Three configurations are taken into account:

(x ||| a) + (y ||| b c d)
(x ||| a b) + (y ||| c d)
(x ||| a b c) + (y ||| d)

Factors

As we detail in section Feature functions, probability distributions over tuples are estimated following the n-gram language modeling approach. It is well known that long n-grams may suffer from sparseness problems, specially if we consider that our units are bilingual (with one or several source and target words).

In order to alleviate this problem, our system can estimate n-gram LM probabilities over tuples built from different factors: words (the base token), POS tags, lemmas, stems, etc. or any combination of the previous forms. You only need to indicate for each word-based tuple which is the corresponding factored version. For instance, the tuple 'ont obtenu ||| brought' would be associated with the POS tag factored form 'VER#Upres VER#Upper ||| VB'.

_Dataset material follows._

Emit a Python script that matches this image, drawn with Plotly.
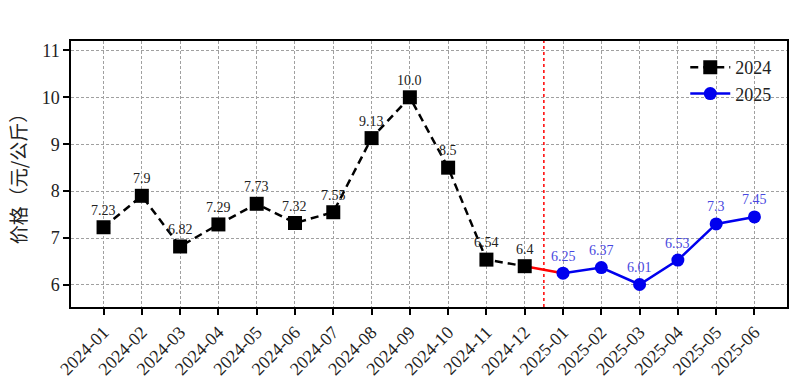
import plotly.graph_objects as go

months_2024 = ["2024-01", "2024-02", "2024-03", "2024-04", "2024-05", "2024-06",
               "2024-07", "2024-08", "2024-09", "2024-10", "2024-11", "2024-12"]
prices_2024 = [7.23, 7.9, 6.82, 7.29, 7.73, 7.32, 7.55, 9.13, 10.0, 8.5, 6.54, 6.4]
months_2025 = ["2025-01", "2025-02", "2025-03", "2025-04", "2025-05", "2025-06"]
prices_2025 = [6.25, 6.37, 6.01, 6.53, 7.3, 7.45]

all_months = months_2024 + months_2025
idx = {m: i for i, m in enumerate(all_months)}
x24 = [idx[m] for m in months_2024]
x25 = [idx[m] for m in months_2025]

serif = "'Liberation Serif', 'DejaVu Serif', serif"
cjk = "'Noto Sans CJK SC'"

fig = go.Figure()
fig.add_trace(go.Scatter(x=[x24[-1], x25[0]], y=[prices_2024[-1], prices_2025[0]],
                         mode="lines", line=dict(color="red", width=2.5),
                         showlegend=False, hoverinfo="skip"))
fig.add_trace(go.Scatter(x=x24, y=prices_2024, mode="lines+markers", name="2024",
                         line=dict(color="black", width=2.5, dash="8px,5px"),
                         marker=dict(symbol="square", size=14, color="black")))
fig.add_trace(go.Scatter(x=x25, y=prices_2025, mode="lines+markers", name="2025",
                         line=dict(color="#0000ee", width=2.5),
                         marker=dict(symbol="circle", size=13, color="#0000ee")))

def fmt(v):
    return str(float(v))

for x, v in zip(x24, prices_2024):
    fig.add_annotation(x=x, y=v, text=fmt(v), showarrow=False, yshift=17,
                       font=dict(family=serif, size=14, color="#222222"))
for x, v in zip(x25, prices_2025):
    fig.add_annotation(x=x, y=v, text=fmt(v), showarrow=False, yshift=17,
                       font=dict(family=serif, size=14, color="#4848e0"))

fig.add_shape(type="line", x0=11.5, x1=11.5, y0=0, y1=1, yref="paper",
              line=dict(color="red", width=1.5, dash="dot"))

fig.update_layout(
    width=801, height=392,
    margin=dict(l=71, r=14, t=41, b=85),
    plot_bgcolor="white", paper_bgcolor="white",
    showlegend=True,
    legend=dict(x=0.985, y=0.97, xanchor="right", yanchor="top",
                bgcolor="rgba(255,255,255,0)", font=dict(family=serif, size=18, color="#222"),
                itemwidth=40, tracegroupgap=2),
    xaxis=dict(range=[-0.85, 17.85], tickmode="array", tickvals=list(range(len(all_months))),
               ticktext=all_months, tickangle=-45, automargin=False,
               tickfont=dict(family=serif, size=18, color="#222"),
               showgrid=True, gridcolor="#a0a0a0", griddash="3px,2px", gridwidth=1,
               ticks="outside", ticklen=6, tickcolor="black", tickwidth=1.5,
               showline=True, linecolor="black", linewidth=1.5, mirror=True, zeroline=False),
    yaxis=dict(range=[5.53, 11.2], tickvals=[6, 7, 8, 9, 10, 11], automargin=False,
               tickfont=dict(family=serif, size=18, color="#222"),
               title=dict(text="价格（元/公斤）", font=dict(family=cjk, size=19, color="#222"), standoff=10),
               showgrid=True, gridcolor="#a0a0a0", griddash="3px,2px", gridwidth=1,
               ticks="outside", ticklen=6, tickcolor="black", tickwidth=1.5,
               showline=True, linecolor="black", linewidth=1.5, mirror=True, zeroline=False),
)

fig.write_html("out.html", config={"displayModeBar": False},
               post_script="document.body.style.margin='0px';")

Equivalently to tuple n-gram language models, source and/or target n-gram language models can also be employed which refer to the factored forms of the tuple source or target side. For instance, we may use a source n-gram language model estimated over the training source words (or POS tags) after being reordered. Hence, performing as a reordering model, which scores reorderings performed in decoding according to those seen in training.

When translating unseen sentences, the decoder considers the use of the factored forms (see section Feature functions) when employing the corresponding language models (see section Decoding).